Są ekonomiczne, ekologiczne i ciche. Po gdyńskich ulicach będą jeździć dwa kolejne autobusy napędzane sprężonym gazem ziemnym. Pojazdy przystosowano także do zasilania biogazem. Chyba nie trzeba dodawać, że są one niskopodłogowe (jak wszystkie autobusy i trolejbusy gdyńskiej komunikacji miejskiej). 16 stycznia 2013 roku zaprezentowano je przy Bulwarze Nadmorskim.
Nowe przegubowce marki MAN Lions City G CNG to odpowiednio 15. i 16. autobus napędzany gazem ziemnym Przedsiębiorstwa Komunikacji Miejskiej w Gdyni, jednego z przewoźników w gdyńskiej komunikacji miejskiej organizowanej przez Zarząd Komunikacji Miejskiej w Gdyni.
Pojazdy są klasy europejskiej. Cena jednego to 1 360 tys. zł. Autobusy na olej napędowy są stosunkowo niewiele tańsze, o ok. 100 tys. zł. Poza tym różnica stale się zmniejsza.
Autobusy napędzane gazem ziemnym są w stanie podołać stawianym im zadaniom, a co najważniejsze przyczyniają się do zmniejszania kosztów. Są ekonomiczne i proekologiczne - powiedział wiceprezydent Gdyni Marek Stępa. Życzył, by udało się utrzymać kurs na unowocześnianie taboru, a gdyński, ekologiczny i przyjazny dla mieszkańców transport był jednym z najlepszych w kraju.
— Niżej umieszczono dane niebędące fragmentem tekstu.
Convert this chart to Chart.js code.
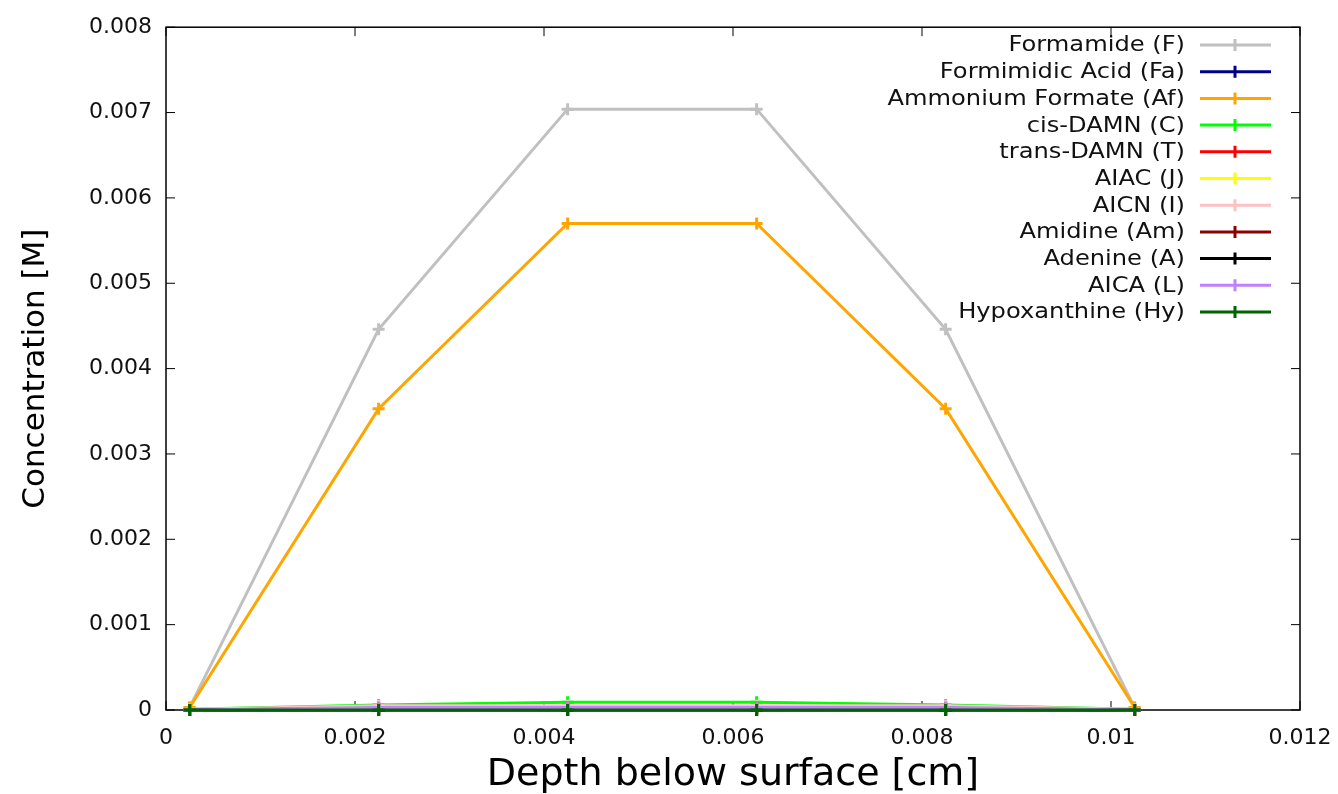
<!DOCTYPE html>
<html>
<head>
<meta charset="utf-8">
<script src="https://cdn.jsdelivr.net/npm/chart.js@4.4.1/dist/chart.umd.min.js"></script>
<style>
  html, body { margin: 0; padding: 0; background: #fff; }
  #wrap { width: 1338px; height: 794px; }
</style>
</head>
<body>
<div id="wrap"><canvas id="myChart" width="1338" height="794"></canvas></div>
<script>
// Tiefe unter der Oberfläche [cm]
const depth = [0.00025, 0.00225, 0.00425, 0.00625, 0.00825, 0.01025];

// Konzentrationen [M]
const formamide       = [0.00003, 0.00446, 0.00704, 0.00704, 0.00446, 0.00003];
const formimidicAcid  = [0, 0, 0, 0, 0, 0];
const ammoniumFormate = [0.00003, 0.00353, 0.00570, 0.00570, 0.00353, 0.00003];
const cisDamn         = [0.00001, 0.00006, 0.00009, 0.00009, 0.00006, 0.00001];
const transDamn       = [0, 0.00001, 0.00002, 0.00002, 0.00001, 0];
const aiac            = [0, 0, 0, 0, 0, 0];
const aicn            = [0.00001, 0.00005, 0.00005, 0.00005, 0.00005, 0.00001];
const amidine         = [0, 0.00002, 0.00003, 0.00003, 0.00002, 0];
const adenine         = [0, 0, 0, 0, 0, 0];
const aica            = [0, 0.00003, 0.00003, 0.00003, 0.00003, 0];
const hypoxanthine    = [0, 0, 0, 0, 0, 0];

const xTicks = [0, 0.002, 0.004, 0.006, 0.008, 0.01, 0.012];
const yTicks = [0, 0.001, 0.002, 0.003, 0.004, 0.005, 0.006, 0.007, 0.008];

const series = [
  ["Formamide (F)", formamide, "#c0c0c0"],
  ["Formimidic Acid (Fa)", formimidicAcid, "#00008b"],
  ["Ammonium Formate (Af)", ammoniumFormate, "#ffa500"],
  ["cis-DAMN (C)", cisDamn, "#00ff00"],
  ["trans-DAMN (T)", transDamn, "#ff0000"],
  ["AIAC (J)", aiac, "#ffff00"],
  ["AICN (I)", aicn, "#ffc0c0"],
  ["Amidine (Am)", amidine, "#8b0000"],
  ["Adenine (A)", adenine, "#000000"],
  ["AICA (L)", aica, "#c080ff"],
  ["Hypoxanthine (Hy)", hypoxanthine, "#006400"]
];

const FONT = "'DejaVu Sans', Verdana, sans-serif";

// Rahmen mit nach innen zeigenden Ticks (auch gespiegelt oben/rechts)
const frame = {
  id: 'frame',
  beforeDatasetsDraw(chart) {
    const {ctx, chartArea: a, scales: {x, y}} = chart;
    ctx.save();
    ctx.strokeStyle = '#000';
    ctx.lineWidth = 1.5;
    ctx.strokeRect(a.left, a.top, a.right - a.left, a.bottom - a.top);
    ctx.lineWidth = 1;
    ctx.beginPath();
    xTicks.forEach(v => {
      const px = x.getPixelForValue(v);
      ctx.moveTo(px, a.bottom); ctx.lineTo(px, a.bottom - 9);
      ctx.moveTo(px, a.top); ctx.lineTo(px, a.top + 9);
    });
    yTicks.forEach(v => {
      const py = y.getPixelForValue(v);
      ctx.moveTo(a.left, py); ctx.lineTo(a.left + 9, py);
      ctx.moveTo(a.right, py); ctx.lineTo(a.right - 9, py);
    });
    ctx.stroke();
    ctx.restore();
  }
};

// Legende im gnuplot-Stil: Text rechtsbündig, Linienmuster rechts
const keyBox = {
  id: 'keyBox',
  afterDraw(chart) {
    const ctx = chart.ctx;
    ctx.save();
    chart.data.datasets.forEach((ds, i) => {
      const yy = 45 + i * 26.7;
      ctx.save();
      ctx.translate(1185, yy);
      ctx.scale(1.15, 1);
      ctx.font = "21px " + FONT;
      ctx.fillStyle = '#111';
      ctx.textAlign = 'right';
      ctx.textBaseline = 'middle';
      ctx.fillText(ds.label, 0, 1);
      ctx.restore();
      ctx.strokeStyle = ds.borderColor;
      ctx.lineWidth = 3;
      ctx.beginPath();
      ctx.moveTo(1200, yy); ctx.lineTo(1271, yy);
      ctx.moveTo(1235, yy - 6); ctx.lineTo(1235, yy + 6);
      ctx.stroke();
    });
    ctx.restore();
  }
};

const ctx = document.getElementById("myChart").getContext("2d");
const myChart = new Chart(ctx, {
  type: 'line',
  data: {
    // spätere Reihen liegen oben (kleinere order = weiter vorne)
    datasets: series.map(([label, vals, color], i) => ({
      label: label,
      data: depth.map((d, k) => ({x: d, y: vals[k]})),
      order: series.length - 1 - i,
      borderColor: color,
      backgroundColor: color,
      borderWidth: 3,
      pointStyle: 'cross',
      pointRadius: 6,
      pointBorderWidth: 3,
      tension: 0,
      fill: false,
      clip: false
    }))
  },
  options: {
    responsive: false,
    animation: false,
    layout: { padding: 0 },
    plugins: {
      legend: { display: false },
      tooltip: { enabled: false }
    },
    scales: {
      x: {
        type: 'linear',
        min: 0,
        max: 0.012,
        afterFit: s => { s.height = 84; s.paddingRight = 38; },
        afterBuildTicks: s => { s.ticks = xTicks.map(v => ({value: v})); },
        grid: { display: false, drawTicks: false },
        border: { display: false },
        ticks: {
          padding: 15,
          color: '#111',
          maxRotation: 0,
          font: { family: FONT, size: 22 },
          callback: v => String(+v.toFixed(4))
        },
        title: {
          display: true,
          text: 'Depth below surface [cm]',
          color: '#000',
          padding: { top: 0, bottom: 0 },
          font: { family: FONT, size: 38, lineHeight: 1 }
        }
      },
      y: {
        min: 0,
        max: 0.008,
        afterFit: s => { s.width = 166; },
        afterBuildTicks: s => { s.ticks = yTicks.map(v => ({value: v})); },
        grid: { display: false, drawTicks: false },
        border: { display: false },
        ticks: {
          padding: 14,
          color: '#111',
          font: { family: FONT, size: 22 },
          callback: v => String(+v.toFixed(4))
        },
        title: {
          display: true,
          text: 'Concentration [M]',
          color: '#000',
          padding: { top: 20, bottom: 0 },
          font: { family: FONT, size: 31, lineHeight: 1 }
        }
      }
    }
  },
  plugins: [frame, keyBox]
});
</script>
</body>
</html>
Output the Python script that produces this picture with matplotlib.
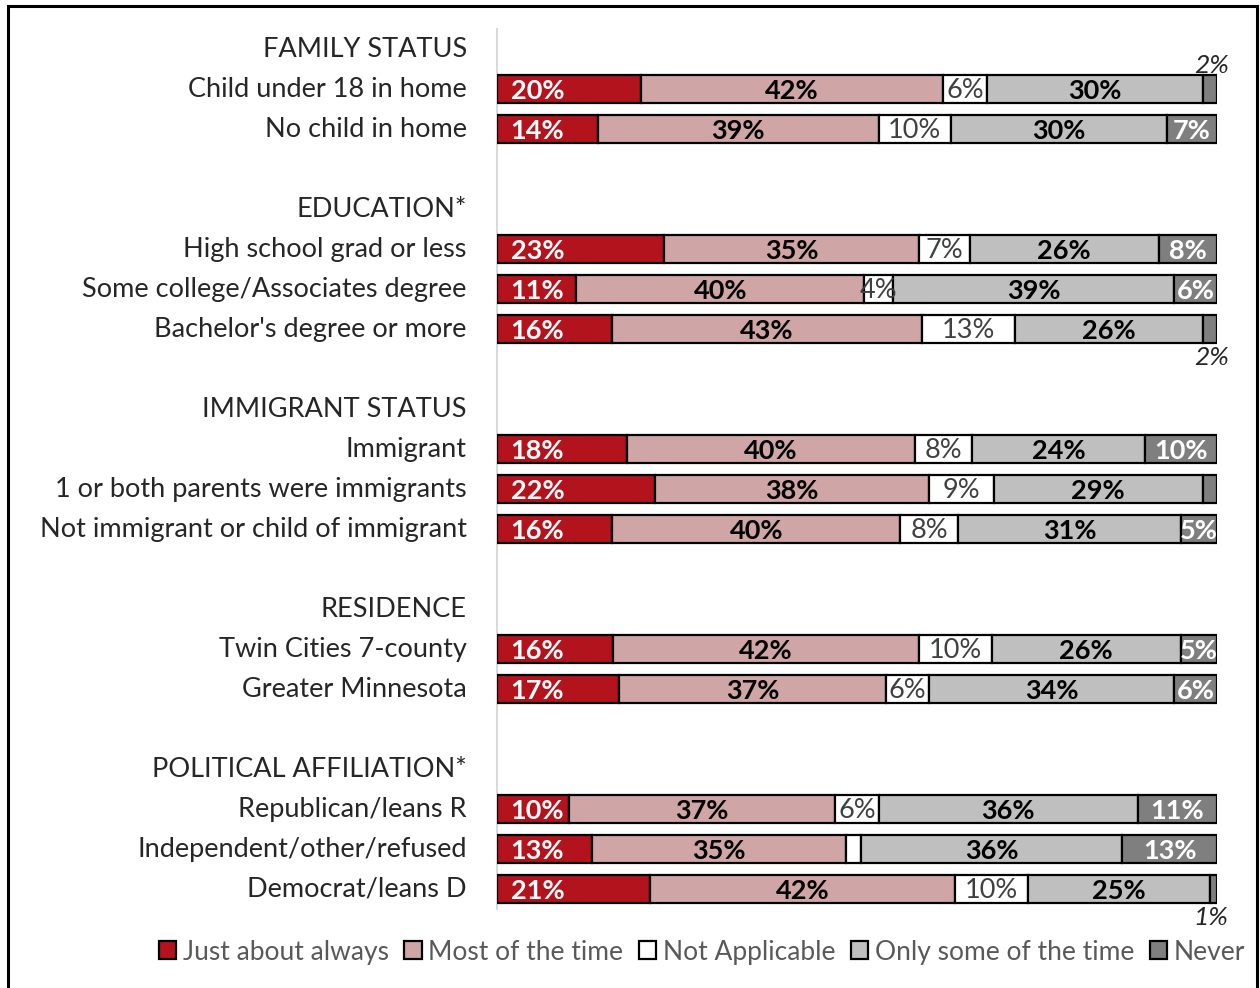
import numpy as np
import matplotlib.pyplot as plt
from matplotlib.patches import Rectangle, Patch

plt.rcParams['font.family'] = ['Lato', 'DejaVu Sans']

headers = ["FAMILY STATUS", "EDUCATION*", "IMMIGRANT STATUS", "RESIDENCE",
           "POLITICAL AFFILIATION*"]
group_rows = [
    ["Child under 18 in home", "No child in home"],
    ["High school grad or less", "Some college/Associates degree",
     "Bachelor's degree or more"],
    ["Immigrant", "1 or both parents were immigrants",
     "Not immigrant or child of immigrant"],
    ["Twin Cities 7-county", "Greater Minnesota"],
    ["Republican/leans R", "Independent/other/refused", "Democrat/leans D"],
]

series = ["Just about always", "Most of the time", "Not Applicable",
          "Only some of the time", "Never"]
just_about_always = [20, 14, 23, 11, 16, 18, 22, 16, 16, 17, 10, 13, 21]
most_of_the_time = [42, 39, 35, 40, 43, 40, 38, 40, 42, 37, 37, 35, 42]
not_applicable = [6, 10, 7, 4, 13, 8, 9, 8, 10, 6, 6, 2, 10]
only_some_of_the_time = [30, 30, 26, 39, 26, 24, 29, 31, 26, 34, 36, 36, 25]
never = [2, 7, 8, 6, 2, 10, 2, 5, 5, 6, 11, 13, 1]

# small segments whose label is left off, or moved outside the bar
hidden = {(6, 4), (11, 2)}
outside = {(0, 4): "above", (4, 4): "below", (12, 4): "below"}

colors = ["#B3131C", "#D0A5A6", "#FFFFFF", "#BFBFBF", "#7F7F7F"]
text_colors = ["white", "black", "#404040", "black", "white"]
text_weights = ["bold", "bold", "normal", "bold", "bold"]

# lay out rows: header, categories, blank spacer between groups
ypos = []
header_pos = []
slot = 0
for g, names in enumerate(group_rows):
    header_pos.append(slot)
    slot += 1
    for _ in names:
        ypos.append(slot)
        slot += 1
    slot += 1
n_slots = slot - 1
categories = [n for names in group_rows for n in names]

vals = np.array([just_about_always, most_of_the_time, not_applicable,
                 only_some_of_the_time, never], dtype=float).T
shares = vals / vals.sum(axis=1, keepdims=True) * 100

fig = plt.figure(figsize=(12.6, 9.88), dpi=100)
ax = fig.add_axes([497 / 1260, 79 / 988, 720 / 1260, 880 / 988])

left = np.zeros(len(categories))
for j in range(5):
    ax.barh(ypos, shares[:, j], left=left, height=0.7, color=colors[j],
            edgecolor="black", linewidth=1.6, label=series[j], zorder=3)
    for i, y in enumerate(ypos):
        if (i, j) in hidden:
            continue
        txt = f"{vals[i, j]:.0f}%"
        if (i, j) in outside:
            dy = -0.6 if outside[(i, j)] == "above" else 0.7
            ax.text(99.2, y + dy, txt, ha="center", va="center", fontsize=19,
                    style="italic", color="#262626")
            continue
        if j == 0:
            x = 5.6
        else:
            x = left[i] + shares[i, j] / 2
        ax.text(x, y + 0.04, txt, ha="center", va="center", fontsize=19.5,
                color=text_colors[j], fontweight=text_weights[j], zorder=4)
    left += shares[:, j]

ax.set_xlim(0, 100)
ax.set_ylim(n_slots - 0.5, -0.5)
ax.set_xticks([])
ax.set_yticks([])
for s in ["top", "right", "bottom"]:
    ax.spines[s].set_visible(False)
ax.spines["left"].set_color("#D9D9D9")
ax.spines["left"].set_linewidth(1.5)

for name, y in zip(categories, ypos):
    ax.text(-4.2, y, name, ha="right", va="center", fontsize=19.5,
            color="#262626", clip_on=False)
for name, y in zip(headers, header_pos):
    ax.text(-4.2, y, name, ha="right", va="center", fontsize=19.5,
            color="#262626", clip_on=False)

handles = [Patch(facecolor=c, edgecolor="black", linewidth=1.6) for c in colors]
fig.legend(handles, series, loc="center", bbox_to_anchor=(702 / 1260, 36 / 988),
           ncol=5, frameon=False, fontsize=19, labelcolor="#595959",
           handlelength=0.65, handleheight=0.65, handletextpad=0.25,
           columnspacing=0.6)

fig.patches.append(Rectangle((8 / 1260, -0.01), 1249 / 1260, 0.007 + 985 / 988,
                             transform=fig.transFigure, fill=False,
                             edgecolor="black", linewidth=2.2))

fig.savefig("out.png", dpi=100)
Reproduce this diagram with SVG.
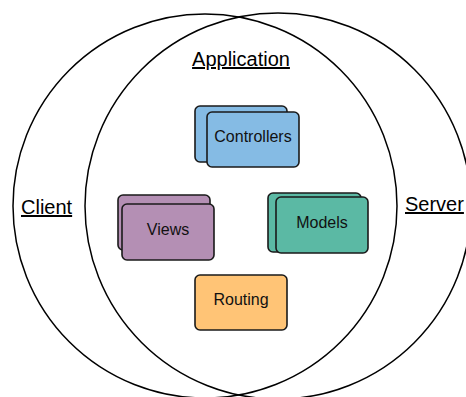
<svg xmlns="http://www.w3.org/2000/svg" width="466" height="397" viewBox="0 0 466 397">
  <style>
    .ring { fill: none; stroke: #000; stroke-width: 1.5; }
    .box { stroke: #1a1a1a; stroke-width: 1.6; }
    .label { font-family: "Liberation Sans", Arial, sans-serif; font-size: 20px; fill: #000; text-decoration: underline; }
    .name { font-family: "Liberation Sans", Arial, sans-serif; font-size: 16px; fill: #111; text-anchor: middle; }
    .ctrl { fill: #85BBE4; }
    .view { fill: #B48FB4; }
    .model { fill: #5BB9A4; }
    .route { fill: #FFC476; }
  </style>
  <rect width="466" height="397" fill="#fff"/>

  <!-- Overlapping scopes -->
  <g id="client-scope">
    <circle class="ring" cx="205" cy="206" r="192"/>
    <text class="label" x="21" y="214">Client</text>
  </g>
  <g id="server-scope">
    <circle class="ring" cx="278" cy="206" r="193"/>
    <text class="label" x="405" y="211">Server</text>
  </g>
  <g id="application-label">
    <text class="label" x="241" y="66" text-anchor="middle">Application</text>
  </g>

  <g id="connectors"></g>

  <g id="controllers">
    <rect class="box ctrl" x="195" y="106" width="92" height="56" rx="5"/>
    <rect class="box ctrl" x="207" y="112" width="92" height="55" rx="5"/>
    <text class="name" x="253" y="142">Controllers</text>
  </g>

  <g id="views">
    <rect class="box view" x="118" y="195" width="92" height="55" rx="5"/>
    <rect class="box view" x="122" y="204" width="92" height="56" rx="5"/>
    <text class="name" x="168" y="235">Views</text>
  </g>

  <g id="models">
    <rect class="box model" x="268" y="193" width="93" height="59" rx="5"/>
    <rect class="box model" x="276" y="197" width="92" height="56" rx="5"/>
    <text class="name" x="322" y="228">Models</text>
  </g>

  <g id="routing">
    <rect class="box route" x="195" y="275" width="92" height="55" rx="5"/>
    <text class="name" x="241" y="305">Routing</text>
  </g>
</svg>
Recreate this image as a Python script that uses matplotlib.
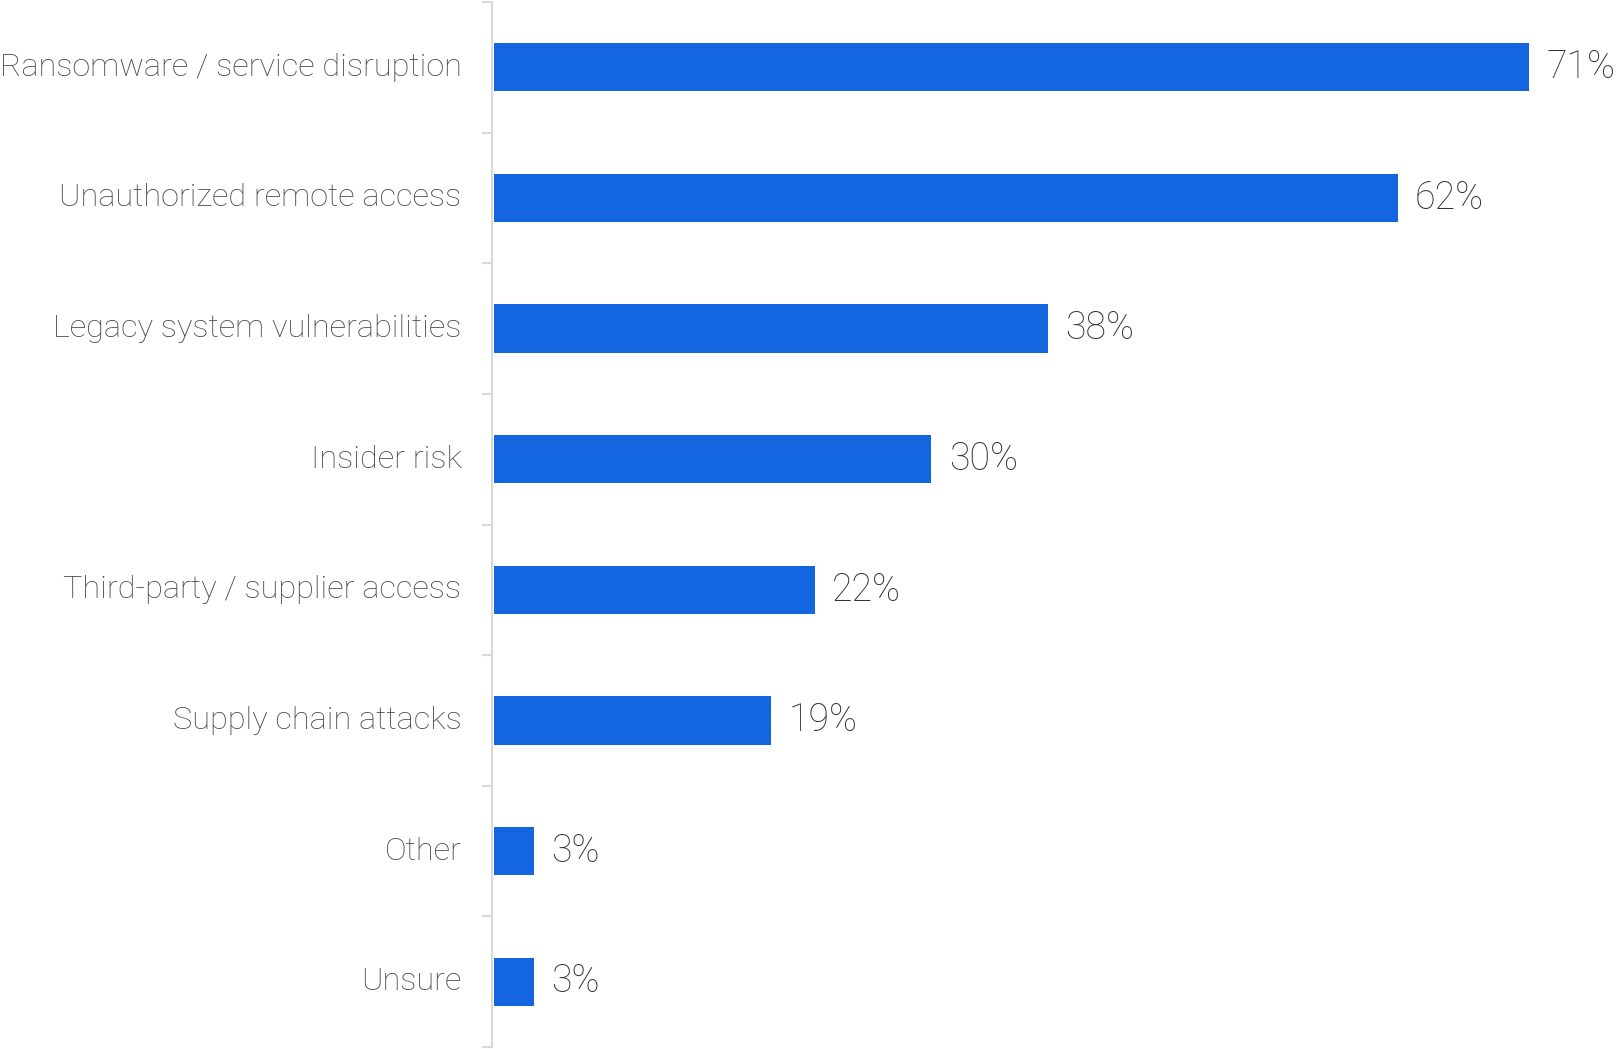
import matplotlib.pyplot as plt
import matplotlib.transforms as mtransforms
import numpy as np

# data
categories = ['Ransomware / service disruption', 'Unauthorized remote access',
              'Legacy system vulnerabilities', 'Insider risk',
              'Third-party / supplier access', 'Supply chain attacks',
              'Other', 'Unsure']
values = [71, 62, 38, 30, 22, 19, 2.7, 2.7]

plt.rcParams['font.family'] = ['Roboto', 'DejaVu Sans']

fig = plt.figure(figsize=(16.22, 10.49), dpi=100)
ax = fig.add_axes([492/1622, 2/1049, 1 - 492/1622, 1045/1049])

y = np.arange(len(categories))
ax.barh(y, values, height=0.37, color='#1366E0')
for yi, v in zip(y, values):
    ax.text(v + 1.2, yi, f'{round(v)}%', va='center', ha='left',
            fontsize=27, color='#333333', fontweight='light')

ax.set_ylim(len(categories) - 0.5, -0.5)
ax.set_xlim(-0.15, 77.4)
ax.set_yticks(y)
ax.set_yticklabels(categories, fontsize=23.4, color='#484848', fontweight='light')
ax.set_yticks(np.arange(-0.5, len(categories)), minor=True)
ax.tick_params(axis='y', which='major', length=0, pad=22)
ax.tick_params(axis='y', which='minor', length=7, width=1.5, color='#D9D9D9')
ax.set_xticks([])

# nudge category labels up a little
off = mtransforms.ScaledTranslation(0, 0.03, fig.dpi_scale_trans)
for lab in ax.get_yticklabels():
    lab.set_transform(lab.get_transform() + off)

for s in ['top', 'right', 'bottom']:
    ax.spines[s].set_visible(False)
ax.spines['left'].set_color('#D9D9D9')
ax.spines['left'].set_linewidth(1.5)

fig.savefig('out.png', dpi=100)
Moim marzeniem jest, by w ciągu dwóch lat zakupić jeszcze 26 takich autobusów - zdradził Kazimierz Gałkiewicz. - Jest to marzenie, ale realne - powiedział.
Jak podkreślono, zwieńczeniem proekologicznych dążeń Gdyni byłoby napędzanie autobusów biogazem, podobnie jak to jest już np. w Skandynawii.